When Apple brought out the iPad, nobody really understood what it was for. Yet Apple revealed on October 30 that it has sold 400 million of the halfway houses, overtaking sales of HP and Lenovo computers over the last year.
Now stablecoins are the latest budding technology that people are scratching their heads at. Why would someone build a digital clone of a stable fiat currency like the dollar or pound? Who on earth would invest in a token that has no possibility of going up in price because its value is pegged to a fiat currency? It’s not like there are just a few of them knocking around, either. At last count, there’s more than 120 of them, all competing to be this newfangled electronic dollar. So, what do the creators of this nascent product know that we don’t, and why on earth are people investing in them?
Historically, creators of coins have made millions, or in some cases, billions by mining early and then waiting until the coin price is high before selling. Satoshi, if he is still alive, is estimated to own 980,000 Bitcoin putting him/her/it in the top 50 of the world's wealthiest people. Charlie Lee sold his Litecoin near its all-time-high. Even Jed McCaleb was forced to become a billionaire because he was sued by Ripple to not sell his XRP. While this isn’t arguably the most ethical way to make money, many coin creators purposefully hold back large supplies of coins as a quick way to mega-wealth. But if a stablecoin does reach the moon, something has gone seriously wrong–so how do the founders make money?
In short, they don’t. Nevin Freeman, founder of stablecoin Reserve Protocol, says that most issuers are just trying not to lose money. If anything, stablecoins have to pay for the developers to create and manage the tokens, in addition to paying market makers to provide liquidity. They don't even redeem money through transaction fees, as miners do on other networks. But, it seems the stable makers are playing a longer game.
Stablecoins, according to Ben Dives, CEO of the London Block Exchange, bring added value to the company that issues them and helps raise awareness of other, more lucrative products the company might be trying to sell. They're basically a lure to attract passing trade.
Todd Clyde, COO of Token, a financial compliance company with its own stablecoin, says when his company started out, they received initial support from venture capitalists because of the income they could make by acting as a cross-border payments service. By charging lower fees than regular banks do for moving fiat cash, and speeding the whole process up, Token profits. That money is then used to cement its image as a bulwark for keeping your crypto safe from volatile coins. Clever. But stablecoins have other tricks up their sleeves, too.
Huobi, an exchange, believes its stablecoin will bring more users to its exchange so it can profit from trading fees. Daniel Neetzel, founder of NOS.cash, says that its US dollar-based stablecoin does well because the US economy is on the rise, enabling it to skim off the interest rates. “We make 100 base points in interest rates and we have a cash-out fee,” which is jargon for the company makes money just by holding large amounts of cash, and charges anyone who wants to take their money out. But it's not just the stablecoin minters making a mint.

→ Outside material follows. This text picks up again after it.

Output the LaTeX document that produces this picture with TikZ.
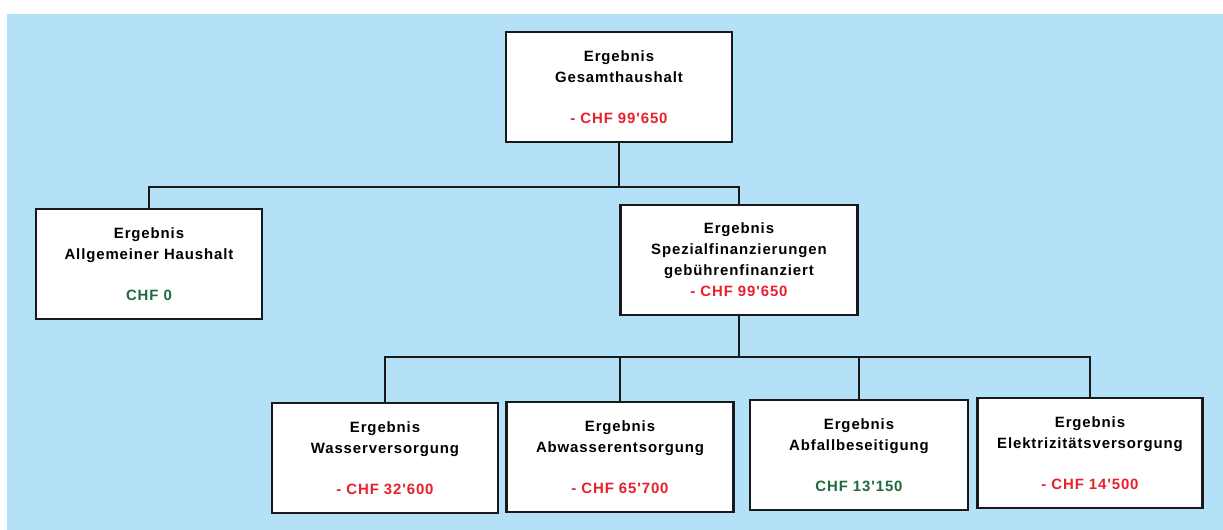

Market makers, individuals and/or groups who inject liquidity into a marketplace to keep prices stable get paid, too. Mitchell Dong, managing director at Pythagoras Investment, says: “We are being offered financial incentives both from the stablecoin issuers as well as the exchanges. To get distribution, they’re paying market makers to distribute.”
As most stablecoins have low volume, compared to Tether, liquidity is required for the coin to stay stable. As a result, market makers not only profit from buying below one dollar and selling above it, but are getting paid to do so.
So, why are there so many stablecoins? Because, dear boy, there's money up in them secure hills.